> Description of the task
Only the lines between the line holding "What Apache ECharts" and the line holding "var chart = echarts.init(document.getElementById('chart'));", both of those included, should be copied exactly; drop the pictures.

> Supplied entries
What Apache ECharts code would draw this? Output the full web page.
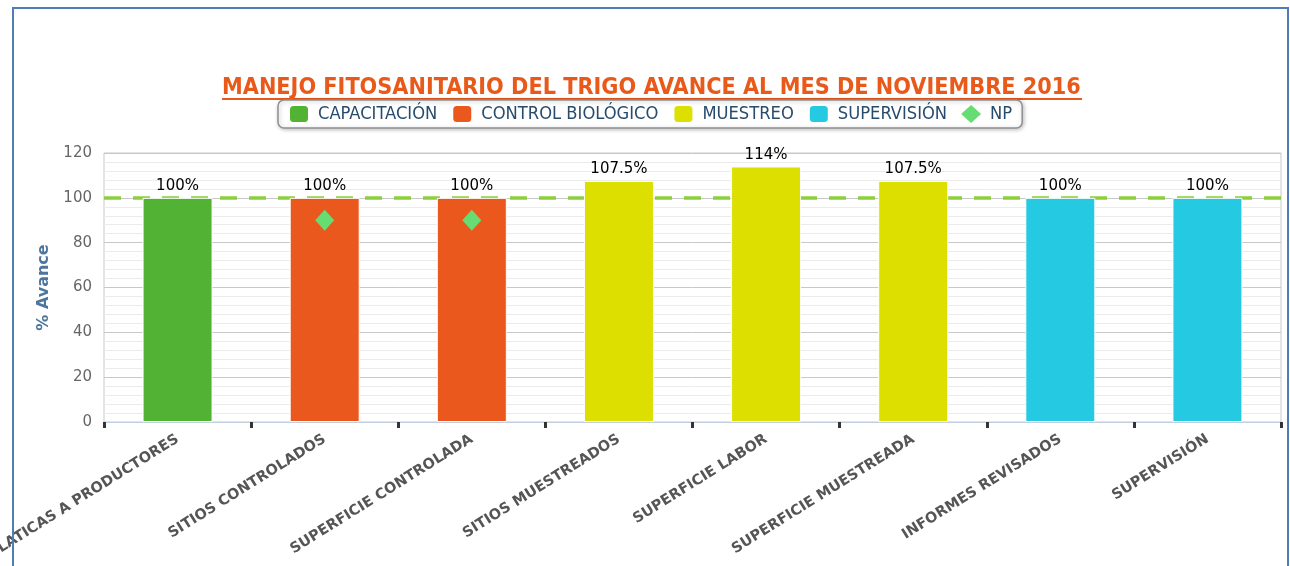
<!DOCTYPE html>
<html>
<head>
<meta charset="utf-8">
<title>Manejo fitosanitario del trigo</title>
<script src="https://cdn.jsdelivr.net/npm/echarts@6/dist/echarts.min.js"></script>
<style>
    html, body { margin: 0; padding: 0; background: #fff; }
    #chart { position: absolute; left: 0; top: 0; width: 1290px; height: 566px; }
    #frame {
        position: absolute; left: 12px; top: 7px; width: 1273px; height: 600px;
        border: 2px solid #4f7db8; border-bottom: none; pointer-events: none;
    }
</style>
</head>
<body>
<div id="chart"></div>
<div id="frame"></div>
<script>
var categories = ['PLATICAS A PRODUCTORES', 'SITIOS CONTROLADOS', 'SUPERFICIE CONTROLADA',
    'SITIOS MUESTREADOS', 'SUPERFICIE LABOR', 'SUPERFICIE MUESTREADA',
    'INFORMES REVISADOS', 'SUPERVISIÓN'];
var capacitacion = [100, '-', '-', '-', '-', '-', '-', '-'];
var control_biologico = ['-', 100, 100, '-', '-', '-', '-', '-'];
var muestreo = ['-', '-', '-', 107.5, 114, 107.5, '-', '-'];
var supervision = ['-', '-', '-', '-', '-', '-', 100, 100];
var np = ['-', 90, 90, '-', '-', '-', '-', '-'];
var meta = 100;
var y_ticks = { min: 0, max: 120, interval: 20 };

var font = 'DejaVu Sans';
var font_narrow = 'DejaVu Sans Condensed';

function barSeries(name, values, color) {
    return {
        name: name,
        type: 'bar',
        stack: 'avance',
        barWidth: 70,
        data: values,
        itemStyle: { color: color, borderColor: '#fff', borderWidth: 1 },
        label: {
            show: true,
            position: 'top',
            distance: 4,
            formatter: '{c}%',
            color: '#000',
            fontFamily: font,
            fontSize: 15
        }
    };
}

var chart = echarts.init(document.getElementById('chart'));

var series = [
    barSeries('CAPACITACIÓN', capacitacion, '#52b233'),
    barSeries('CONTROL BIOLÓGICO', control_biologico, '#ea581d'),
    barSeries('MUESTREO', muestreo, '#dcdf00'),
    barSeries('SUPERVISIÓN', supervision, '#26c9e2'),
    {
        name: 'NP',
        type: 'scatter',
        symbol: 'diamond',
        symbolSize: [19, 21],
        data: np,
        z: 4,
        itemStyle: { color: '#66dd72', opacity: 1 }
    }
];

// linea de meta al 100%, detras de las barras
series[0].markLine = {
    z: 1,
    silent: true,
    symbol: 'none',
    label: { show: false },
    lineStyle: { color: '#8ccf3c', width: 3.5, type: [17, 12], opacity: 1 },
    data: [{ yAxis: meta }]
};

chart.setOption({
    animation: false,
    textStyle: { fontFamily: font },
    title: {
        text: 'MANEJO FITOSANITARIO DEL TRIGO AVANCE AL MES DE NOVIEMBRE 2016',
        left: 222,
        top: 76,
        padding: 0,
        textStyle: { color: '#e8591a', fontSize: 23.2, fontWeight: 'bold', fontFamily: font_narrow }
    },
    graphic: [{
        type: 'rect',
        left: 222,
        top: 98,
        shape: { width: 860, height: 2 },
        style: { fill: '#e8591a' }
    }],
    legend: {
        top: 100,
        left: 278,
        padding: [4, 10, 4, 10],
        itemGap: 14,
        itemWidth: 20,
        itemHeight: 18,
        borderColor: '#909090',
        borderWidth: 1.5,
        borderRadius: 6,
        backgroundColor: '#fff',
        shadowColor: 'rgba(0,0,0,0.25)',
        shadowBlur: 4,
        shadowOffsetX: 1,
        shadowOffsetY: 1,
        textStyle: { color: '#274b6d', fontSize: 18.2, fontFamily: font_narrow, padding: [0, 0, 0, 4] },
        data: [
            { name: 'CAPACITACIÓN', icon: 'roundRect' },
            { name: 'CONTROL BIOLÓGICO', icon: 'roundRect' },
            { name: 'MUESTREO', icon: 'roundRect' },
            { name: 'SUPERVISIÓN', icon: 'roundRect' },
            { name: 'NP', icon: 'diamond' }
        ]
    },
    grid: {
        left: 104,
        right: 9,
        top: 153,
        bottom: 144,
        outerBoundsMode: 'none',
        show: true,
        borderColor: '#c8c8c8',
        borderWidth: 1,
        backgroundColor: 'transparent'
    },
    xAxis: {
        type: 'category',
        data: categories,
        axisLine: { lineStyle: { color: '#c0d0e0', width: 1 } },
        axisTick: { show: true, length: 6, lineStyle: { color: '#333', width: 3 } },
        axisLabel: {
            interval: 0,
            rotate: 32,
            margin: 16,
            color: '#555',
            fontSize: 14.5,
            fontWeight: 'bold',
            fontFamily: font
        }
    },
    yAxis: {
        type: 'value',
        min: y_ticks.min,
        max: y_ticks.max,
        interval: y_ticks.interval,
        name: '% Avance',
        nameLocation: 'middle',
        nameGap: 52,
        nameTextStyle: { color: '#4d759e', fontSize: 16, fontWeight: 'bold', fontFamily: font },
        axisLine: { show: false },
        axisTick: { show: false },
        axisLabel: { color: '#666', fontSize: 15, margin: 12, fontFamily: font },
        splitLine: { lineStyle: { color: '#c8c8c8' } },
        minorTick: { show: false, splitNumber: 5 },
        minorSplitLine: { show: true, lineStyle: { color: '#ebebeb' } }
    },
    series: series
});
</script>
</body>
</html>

==

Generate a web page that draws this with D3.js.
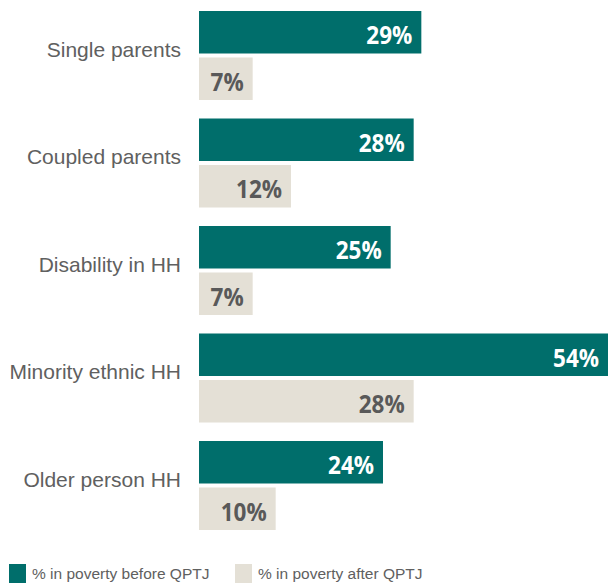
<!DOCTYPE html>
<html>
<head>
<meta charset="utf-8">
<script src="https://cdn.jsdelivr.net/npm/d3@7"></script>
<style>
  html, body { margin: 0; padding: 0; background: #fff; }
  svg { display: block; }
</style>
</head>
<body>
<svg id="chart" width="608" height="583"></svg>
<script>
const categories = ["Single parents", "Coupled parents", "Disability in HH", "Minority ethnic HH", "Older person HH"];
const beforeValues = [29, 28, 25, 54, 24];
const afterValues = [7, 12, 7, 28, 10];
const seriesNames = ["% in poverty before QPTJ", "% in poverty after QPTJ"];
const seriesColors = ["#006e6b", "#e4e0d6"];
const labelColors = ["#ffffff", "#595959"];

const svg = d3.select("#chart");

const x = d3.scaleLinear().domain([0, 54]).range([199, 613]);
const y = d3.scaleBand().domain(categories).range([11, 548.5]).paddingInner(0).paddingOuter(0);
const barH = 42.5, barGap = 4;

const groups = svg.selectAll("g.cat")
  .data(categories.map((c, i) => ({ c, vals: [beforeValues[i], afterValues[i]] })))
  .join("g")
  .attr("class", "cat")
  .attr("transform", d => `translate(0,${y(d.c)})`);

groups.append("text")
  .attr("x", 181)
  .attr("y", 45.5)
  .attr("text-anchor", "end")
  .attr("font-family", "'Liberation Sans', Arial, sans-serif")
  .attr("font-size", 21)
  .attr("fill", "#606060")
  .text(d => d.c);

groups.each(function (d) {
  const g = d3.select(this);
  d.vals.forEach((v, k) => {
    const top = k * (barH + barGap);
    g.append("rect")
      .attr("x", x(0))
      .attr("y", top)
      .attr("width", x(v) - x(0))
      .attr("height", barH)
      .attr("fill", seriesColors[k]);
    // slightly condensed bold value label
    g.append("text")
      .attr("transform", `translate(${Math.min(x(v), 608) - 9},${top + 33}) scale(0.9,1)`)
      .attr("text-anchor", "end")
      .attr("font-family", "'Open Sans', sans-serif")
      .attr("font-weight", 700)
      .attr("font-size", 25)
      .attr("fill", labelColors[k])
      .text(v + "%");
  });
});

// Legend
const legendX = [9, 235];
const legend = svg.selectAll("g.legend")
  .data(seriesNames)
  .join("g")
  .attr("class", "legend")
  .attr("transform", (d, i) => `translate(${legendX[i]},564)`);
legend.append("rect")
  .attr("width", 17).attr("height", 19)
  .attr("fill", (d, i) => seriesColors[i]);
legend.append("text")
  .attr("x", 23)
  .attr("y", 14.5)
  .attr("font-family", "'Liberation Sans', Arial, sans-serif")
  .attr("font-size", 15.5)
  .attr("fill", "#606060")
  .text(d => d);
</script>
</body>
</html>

---

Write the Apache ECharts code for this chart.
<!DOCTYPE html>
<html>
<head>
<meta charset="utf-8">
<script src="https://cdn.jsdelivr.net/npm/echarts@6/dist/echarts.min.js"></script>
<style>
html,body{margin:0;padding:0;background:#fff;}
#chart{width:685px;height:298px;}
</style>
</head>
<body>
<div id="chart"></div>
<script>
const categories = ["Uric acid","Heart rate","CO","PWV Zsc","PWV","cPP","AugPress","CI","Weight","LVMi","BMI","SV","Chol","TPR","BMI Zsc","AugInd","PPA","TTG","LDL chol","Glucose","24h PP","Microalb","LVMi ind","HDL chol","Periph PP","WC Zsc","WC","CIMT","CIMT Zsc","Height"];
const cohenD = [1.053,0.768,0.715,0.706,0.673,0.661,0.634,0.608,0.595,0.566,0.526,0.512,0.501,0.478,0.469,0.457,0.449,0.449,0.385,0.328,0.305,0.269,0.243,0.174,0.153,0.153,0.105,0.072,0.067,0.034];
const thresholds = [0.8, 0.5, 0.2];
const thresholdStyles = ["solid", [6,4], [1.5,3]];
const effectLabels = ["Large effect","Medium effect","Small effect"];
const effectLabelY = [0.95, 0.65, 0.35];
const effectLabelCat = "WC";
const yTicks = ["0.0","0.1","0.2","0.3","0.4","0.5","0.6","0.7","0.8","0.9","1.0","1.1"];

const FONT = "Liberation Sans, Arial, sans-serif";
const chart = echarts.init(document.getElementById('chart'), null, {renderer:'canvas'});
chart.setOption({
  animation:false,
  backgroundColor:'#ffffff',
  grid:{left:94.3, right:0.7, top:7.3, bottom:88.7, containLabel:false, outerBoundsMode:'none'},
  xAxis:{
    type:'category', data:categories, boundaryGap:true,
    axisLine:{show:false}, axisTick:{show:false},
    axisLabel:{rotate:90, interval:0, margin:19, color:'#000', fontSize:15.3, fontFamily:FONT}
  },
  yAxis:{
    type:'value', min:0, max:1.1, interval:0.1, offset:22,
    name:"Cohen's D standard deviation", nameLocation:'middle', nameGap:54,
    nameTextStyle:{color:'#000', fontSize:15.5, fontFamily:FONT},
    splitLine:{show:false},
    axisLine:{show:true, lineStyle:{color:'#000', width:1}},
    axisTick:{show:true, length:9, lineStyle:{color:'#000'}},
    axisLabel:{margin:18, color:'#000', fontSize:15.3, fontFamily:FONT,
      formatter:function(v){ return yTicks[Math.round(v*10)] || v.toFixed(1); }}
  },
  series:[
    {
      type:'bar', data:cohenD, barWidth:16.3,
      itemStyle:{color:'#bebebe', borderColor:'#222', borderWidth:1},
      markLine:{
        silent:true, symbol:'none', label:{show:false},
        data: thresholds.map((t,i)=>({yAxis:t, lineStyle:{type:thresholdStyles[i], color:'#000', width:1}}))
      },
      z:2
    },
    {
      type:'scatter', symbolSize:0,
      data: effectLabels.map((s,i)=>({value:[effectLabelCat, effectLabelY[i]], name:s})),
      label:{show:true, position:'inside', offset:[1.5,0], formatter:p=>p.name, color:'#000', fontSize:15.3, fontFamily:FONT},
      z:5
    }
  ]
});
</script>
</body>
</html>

> Problem solution
What Apache ECharts code would draw this? Output the full web page.
<!DOCTYPE html>
<html>
<head>
<meta charset="utf-8">
<title>Manejo fitosanitario del trigo</title>
<script src="https://cdn.jsdelivr.net/npm/echarts@6/dist/echarts.min.js"></script>
<style>
    html, body { margin: 0; padding: 0; background: #fff; }
    #chart { position: absolute; left: 0; top: 0; width: 1290px; height: 566px; }
    #frame {
        position: absolute; left: 12px; top: 7px; width: 1273px; height: 600px;
        border: 2px solid #4f7db8; border-bottom: none; pointer-events: none;
    }
</style>
</head>
<body>
<div id="chart"></div>
<div id="frame"></div>
<script>
var categories = ['PLATICAS A PRODUCTORES', 'SITIOS CONTROLADOS', 'SUPERFICIE CONTROLADA',
    'SITIOS MUESTREADOS', 'SUPERFICIE LABOR', 'SUPERFICIE MUESTREADA',
    'INFORMES REVISADOS', 'SUPERVISIÓN'];
var capacitacion = [100, '-', '-', '-', '-', '-', '-', '-'];
var control_biologico = ['-', 100, 100, '-', '-', '-', '-', '-'];
var muestreo = ['-', '-', '-', 107.5, 114, 107.5, '-', '-'];
var supervision = ['-', '-', '-', '-', '-', '-', 100, 100];
var np = ['-', 90, 90, '-', '-', '-', '-', '-'];
var meta = 100;
var y_ticks = { min: 0, max: 120, interval: 20 };

var font = 'DejaVu Sans';
var font_narrow = 'DejaVu Sans Condensed';

function barSeries(name, values, color) {
    return {
        name: name,
        type: 'bar',
        stack: 'avance',
        barWidth: 70,
        data: values,
        itemStyle: { color: color, borderColor: '#fff', borderWidth: 1 },
        label: {
            show: true,
            position: 'top',
            distance: 4,
            formatter: '{c}%',
            color: '#000',
            fontFamily: font,
            fontSize: 15
        }
    };
}

var chart = echarts.init(document.getElementById('chart'));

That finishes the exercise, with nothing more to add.